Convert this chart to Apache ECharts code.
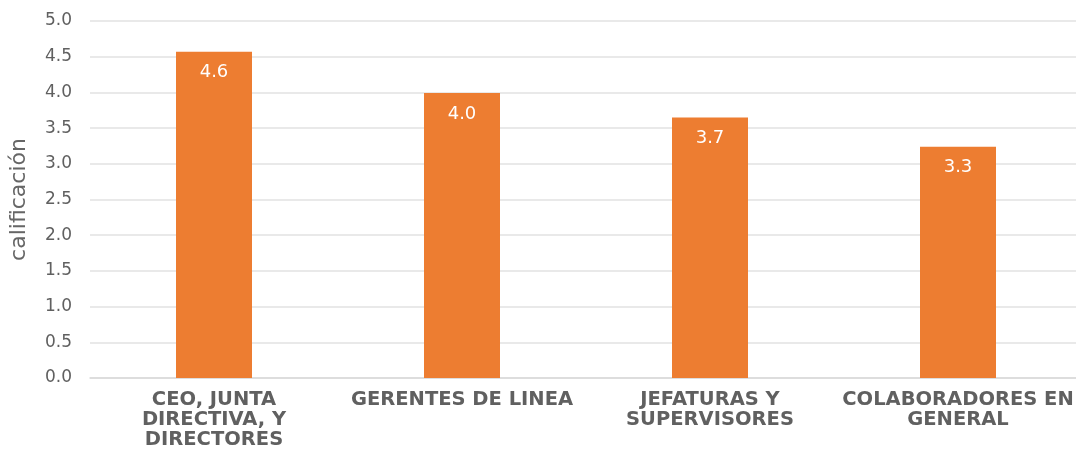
<!DOCTYPE html>
<html>
<head>
<meta charset="utf-8">
<script src="https://cdn.jsdelivr.net/npm/echarts@6/dist/echarts.min.js"></script>
<style>
  html, body { margin: 0; padding: 0; background: #fff; }
  #chart { width: 1076px; height: 453px; }
</style>
</head>
<body>
<div id="chart"></div>
<script>
// datos
const categories = [
  "CEO, JUNTA\nDIRECTIVA, Y\nDIRECTORES",
  "GERENTES DE LINEA",
  "JEFATURAS Y\nSUPERVISORES",
  "COLABORADORES EN\nGENERAL",
];
const scores = [4.57, 3.99, 3.65, 3.24];
const scoreLabels = ["4.6", "4.0", "3.7", "3.3"];
const yTicks = { min: 0, max: 5, interval: 0.5 };

const chart = echarts.init(document.getElementById("chart"));
chart.setOption({
  animation: false,
  grid: { left: 90, right: -6, top: 21, bottom: 75, outerBoundsMode: "none" },
  xAxis: {
    type: "category",
    data: categories,
    axisLine: { lineStyle: { color: "#d9d9d9", width: 1.5 } },
    axisTick: { show: false },
    axisLabel: {
      interval: 0,
      margin: 12,
      color: "#606060",
      fontFamily: "DejaVu Sans",
      fontWeight: "bold",
      fontSize: 19.5,
      lineHeight: 20,
    },
  },
  yAxis: {
    type: "value",
    min: yTicks.min,
    max: yTicks.max,
    interval: yTicks.interval,
    name: "calificación",
    nameLocation: "middle",
    nameGap: 60,
    nameTextStyle: {
      color: "#666",
      fontFamily: "DejaVu Sans",
      fontSize: 22,
    },
    axisLabel: {
      margin: 18,
      color: "#606060",
      fontFamily: "DejaVu Sans",
      fontSize: 17,
      formatter: (v) => v.toFixed(1),
    },
    splitLine: { lineStyle: { color: "#e2e2e2", width: 1.5 } },
  },
  series: [
    {
      type: "bar",
      data: scores,
      barWidth: 76,
      itemStyle: { color: "#ED7D31" },
      label: {
        show: true,
        position: "insideTop",
        distance: 12,
        color: "#fff",
        fontFamily: "DejaVu Sans",
        fontSize: 18,
        formatter: (p) => scoreLabels[p.dataIndex],
      },
    },
  ],
});
</script>
</body>
</html>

● **Exercise directions**
Using the material above, set down every line exactly, but skip the pictures.

● **Answer for this exercise**
Convert this chart to Apache ECharts code.
<!DOCTYPE html>
<html>
<head>
<meta charset="utf-8">
<script src="https://cdn.jsdelivr.net/npm/echarts@6/dist/echarts.min.js"></script>
<style>
  html, body { margin: 0; padding: 0; background: #fff; }
  #chart { width: 1076px; height: 453px; }
</style>
</head>
<body>
<div id="chart"></div>
<script>
// datos
const categories = [
  "CEO, JUNTA\nDIRECTIVA, Y\nDIRECTORES",
  "GERENTES DE LINEA",
  "JEFATURAS Y\nSUPERVISORES",
  "COLABORADORES EN\nGENERAL",
];
const scores = [4.57, 3.99, 3.65, 3.24];
const scoreLabels = ["4.6", "4.0", "3.7", "3.3"];
const yTicks = { min: 0, max: 5, interval: 0.5 };

const chart = echarts.init(document.getElementById("chart"));
chart.setOption({
  animation: false,
  grid: { left: 90, right: -6, top: 21, bottom: 75, outerBoundsMode: "none" },
  xAxis: {
    type: "category",
    data: categories,
    axisLine: { lineStyle: { color: "#d9d9d9", width: 1.5 } },
    axisTick: { show: false },
    axisLabel: {
      interval: 0,
      margin: 12,
      color: "#606060",
      fontFamily: "DejaVu Sans",
      fontWeight: "bold",
      fontSize: 19.5,
      lineHeight: 20,
    },
  },
  yAxis: {
    type: "value",
    min: yTicks.min,
    max: yTicks.max,
    interval: yTicks.interval,
    name: "calificación",
    nameLocation: "middle",
    nameGap: 60,
    nameTextStyle: {
      color: "#666",
      fontFamily: "DejaVu Sans",
      fontSize: 22,
    },
    axisLabel: {
      margin: 18,
      color: "#606060",
      fontFamily: "DejaVu Sans",
      fontSize: 17,
      formatter: (v) => v.toFixed(1),
    },
    splitLine: { lineStyle: { color: "#e2e2e2", width: 1.5 } },
  },
  series: [
    {
      type: "bar",
      data: scores,
      barWidth: 76,
      itemStyle: { color: "#ED7D31" },
      label: {
        show: true,
        position: "insideTop",
        distance: 12,
        color: "#fff",
        fontFamily: "DejaVu Sans",
        fontSize: 18,
        formatter: (p) => scoreLabels[p.dataIndex],
      },
    },
  ],
});
</script>
</body>
</html>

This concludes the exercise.